纳米级金属氧化物半导体场效应晶体管(MOSFET)精确的高频噪声模型是毫米波集成电路低功耗设计的重要基础,而现有的高频漏极噪声模型不仅没有融合器件的衬底效应和栅电阻效应,也没有充分考虑器件的频率和偏置依赖性。针对上述问题,基于纳米MOSFET器件的物理特性,并结合漂移扩散方程和有效栅极过载,建立统一表征强反区到弱反区的频率和偏置依赖性的漏极噪声模型,使之便于移植到先进设计系统(ADS)仿真设计。通过所建模型的仿真结果与实验测试结果进行比较,验证所建模型的准确性。同时比较所建模型对130 nm和40 nm MOSFET两种不同工艺器件的实用性,验证其对表征40 nm MOSFET的毫米波噪声特性的优越性。
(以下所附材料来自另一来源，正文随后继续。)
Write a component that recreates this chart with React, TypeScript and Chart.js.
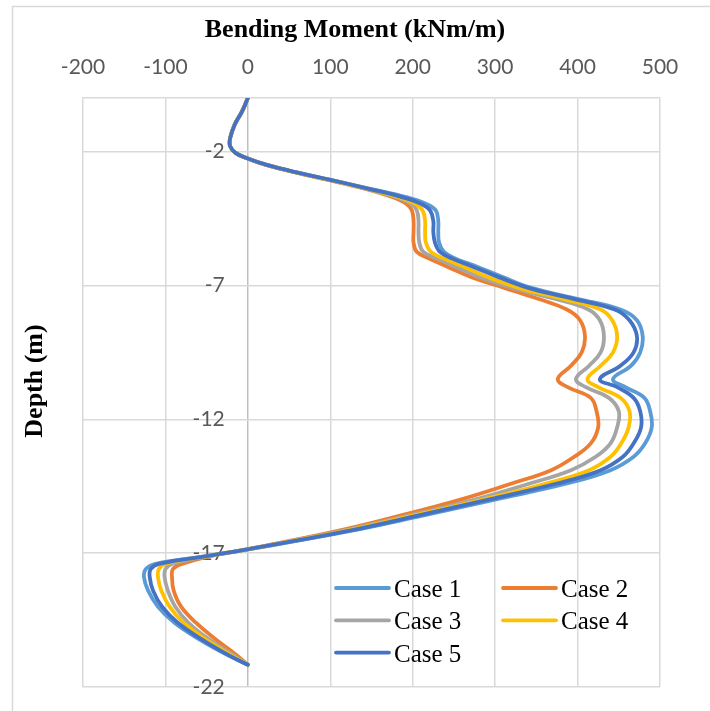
import React, { useEffect, useRef } from 'react';
import { Chart, registerables } from 'chart.js';

Chart.register(...registerables);

// Depth (m) shared by all cases
const depth = [
  0, -0.5, -1.0, -1.5, -1.8, -2.05, -2.25, -2.5, -2.8, -3.05,
  -3.4, -3.7, -3.95, -4.2, -4.6, -5.0, -5.4, -5.75, -6.0, -6.3,
  -6.7, -7.1, -7.5, -7.9, -8.3, -8.9, -9.5, -10.0, -10.5, -10.8,
  -11.2, -11.7, -12.3, -12.9, -13.4, -13.9, -14.4, -15.0, -15.6, -16.2,
  -16.85, -17.1, -17.4, -17.6, -17.9, -18.4, -19.0, -19.6, -20.2, -20.8,
  -21.17,
];

// Bending moment (kNm/m)
const case1 = [
  0, -7, -16, -21.5, -21.5, -15, -1, 23, 62, 99,
  150, 192, 216, 228, 231, 231, 232, 238, 252, 278,
  310, 345, 400, 452, 472, 479, 476, 465, 443, 458,
  481, 488, 490, 482, 468, 440, 387, 300, 212, 120,
  2, -48, -112, -124, -126, -121, -109, -89, -60, -25,
  0,
];
const case2 = [
  0, -7, -16, -21.5, -21.5, -15, -1, 22, 60, 96,
  143, 175, 192, 199, 201, 201, 201, 205, 220, 242,
  272, 312, 352, 387, 403, 409, 405, 392, 376, 388,
  416, 423, 425, 416, 396, 368, 320, 258, 185, 105,
  0, -44, -80, -91, -92, -90, -81, -63, -40, -14,
  0,
];
const case3 = [
  0, -7, -16, -21.5, -21.5, -15, -1, 22, 61, 97,
  145, 179, 198, 205, 207, 207, 208, 213, 230, 252,
  282, 322, 372, 413, 427, 432, 428, 414, 398, 410,
  438, 450, 448, 440, 422, 392, 342, 275, 195, 110,
  1, -46, -92, -100, -101, -97, -88, -72, -48, -18,
  0,
];
const case4 = [
  0, -7, -16, -21.5, -21.5, -15, -1, 23, 61, 98,
  146, 182, 203, 212, 215, 215, 216, 222, 238, 262,
  292, 330, 382, 428, 442, 448, 443, 428, 412, 425,
  452, 463, 462, 453, 440, 414, 362, 285, 200, 113,
  1, -47, -100, -108, -109, -105, -95, -78, -52, -21,
  0,
];
const case5 = [
  0, -7, -16, -21.5, -21.5, -15, -1, 23, 62, 99,
  148, 187, 210, 221, 225, 225, 227, 233, 248, 273,
  305, 341, 395, 445, 463, 472, 468, 452, 427, 448,
  468, 476, 477, 468, 455, 428, 375, 292, 206, 117,
  1, -48, -108, -118, -119, -115, -104, -85, -57, -24,
  0,
];

const seriesNames = ['Case 1', 'Case 2', 'Case 3', 'Case 4', 'Case 5'];
const seriesValues = [case1, case2, case3, case4, case5];
const seriesColors = ['#5B9BD5', '#ED7D31', '#A5A5A5', '#FFC000', '#4472C4'];

const yTickValues = [-22, -17, -12, -7, -2];
const xMin = -200;
const xMax = 500;
const xStep = 100;

const chartTitle = 'Bending Moment (kNm/m)';
const yTitle = 'Depth (m)';

const GRID = '#d9d9d9';
const TICK_FONT = { family: 'Lato, "Open Sans", sans-serif', size: 21 };
const SERIF = '"Liberation Serif", "Times New Roman", serif';

const framePlugin = {
  id: 'frame',
  beforeDraw(chart: any) {
    const { ctx } = chart;
    ctx.save();
    ctx.strokeStyle = GRID;
    ctx.lineWidth = 1.5;
    ctx.beginPath();
    ctx.moveTo(12.5, 711);
    ctx.lineTo(12.5, 6.5);
    ctx.lineTo(710, 6.5);
    ctx.stroke();
    ctx.restore();
  },
};

const titlesPlugin = {
  id: 'titles',
  afterDraw(chart: any) {
    const { ctx } = chart;
    ctx.save();
    ctx.font = `bold 26px ${SERIF}`;
    ctx.fillStyle = '#000';
    ctx.textAlign = 'center';
    ctx.textBaseline = 'middle';
    ctx.fillText(chartTitle, 355, 30);
    ctx.translate(35, 381);
    ctx.rotate(-Math.PI / 2);
    ctx.fillText(yTitle, 0, 0);
    ctx.restore();
  },
};

const legendPlugin = {
  id: 'caseLegend',
  afterDatasetsDraw(chart: any) {
    const { ctx } = chart;
    ctx.save();
    ctx.font = `25px ${SERIF}`;
    ctx.fillStyle = '#000';
    ctx.textBaseline = 'alphabetic';
    ctx.textAlign = 'left';
    chart.data.datasets.forEach((ds: any, i: number) => {
      const col = i % 2;
      const row = Math.floor(i / 2);
      const lx = 336 + col * 167;
      const ly = 588 + row * 32.3;
      ctx.strokeStyle = ds.borderColor;
      ctx.lineWidth = 3.8;
      ctx.lineCap = 'round';
      ctx.beginPath();
      ctx.moveTo(lx, ly);
      ctx.lineTo(lx + 53, ly);
      ctx.stroke();
      ctx.fillText(ds.label, lx + 58, ly + 9);
    });
    ctx.restore();
  },
};

export default function App() {
  const canvasRef = useRef<HTMLCanvasElement>(null);

  useEffect(() => {
    const canvas = canvasRef.current;
    if (!canvas) return;
    const datasets = seriesValues.map((vals, i) => ({
      label: seriesNames[i],
      data: vals.map((v, k) => ({ x: v, y: depth[k] })),
      borderColor: seriesColors[i],
      backgroundColor: seriesColors[i],
      borderWidth: 3.8,
      showLine: true,
      pointRadius: 0,
      pointHoverRadius: 0,
      tension: 0.4,
      fill: false,
      borderJoinStyle: 'round' as const,
      borderCapStyle: 'round' as const,
      order: 5 - i,
      xAxisID: 'x',
      yAxisID: 'y',
    }));

    const chart = new Chart(canvas, {
      type: 'scatter',
      data: { datasets },
      options: {
        responsive: false,
        animation: false,
        devicePixelRatio: 1,
        layout: { padding: { left: 83, top: 0, right: 50, bottom: 24 } },
        plugins: {
          legend: { display: false },
          tooltip: { enabled: false },
          title: { display: false },
        },
        scales: {
          x: {
            type: 'linear',
            position: 'top',
            min: xMin,
            max: xMax,
            ticks: { stepSize: xStep, color: '#595959', font: TICK_FONT, padding: 18 },
            grid: {
              color: (c: any) => (c.tick && c.tick.value === 0 ? '#bfbfbf' : GRID),
              lineWidth: 1.5,
              drawTicks: false,
            },
            border: { color: GRID, width: 1.5 },
            afterFit: (s: any) => { s.height = 98; },
          },
          y: {
            type: 'linear',
            position: { x: -28 } as any,
            min: -22,
            max: 0,
            afterBuildTicks: (s: any) => { s.ticks = yTickValues.map((v) => ({ value: v })); },
            ticks: { color: '#595959', font: TICK_FONT, padding: 0 },
            grid: { color: GRID, lineWidth: 1.5, drawTicks: false },
            border: { display: false },
          },
        },
      } as any,
      plugins: [framePlugin, legendPlugin, titlesPlugin],
    });
    return () => chart.destroy();
  }, []);

  return (
    <div style={{ position: 'absolute', left: 0, top: 0, width: 710, height: 711, background: '#fff' }}>
      <canvas ref={canvasRef} width={710} height={711} style={{ display: 'block' }} />
    </div>
  );
}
Accurate high-frequency noise model of nanoscale MOSFET is essential for the low-power design of millimeter-wave integrated circuit. However, the existing high-frequency drain-current noise models do not consider the effect of device substrate and gate resistance, and the dependence of frequency and bias. To solve this problem, based on the physical characteristics of nanoscale MOSFET devices and considering the drift-diffusion equation and the effective gate overdrive, this paper proposes unified drain noise models to characterize the frequency and bias dependence from the strong reverse region to the weak region. The models are effective to the application to advanced design system(ADS) simulation design by predicting the dependency of frequency and bias accurately. The simulation results of the model are compared with the experimental results to verify the accuracy of the model. At the same time, this paper compares the practicability of the models for two different process devices of 130 nm and 40 nm MOSFETs, and verifies that the millimeter-wave noise characteristic of the 40 nm MOSFET is superior.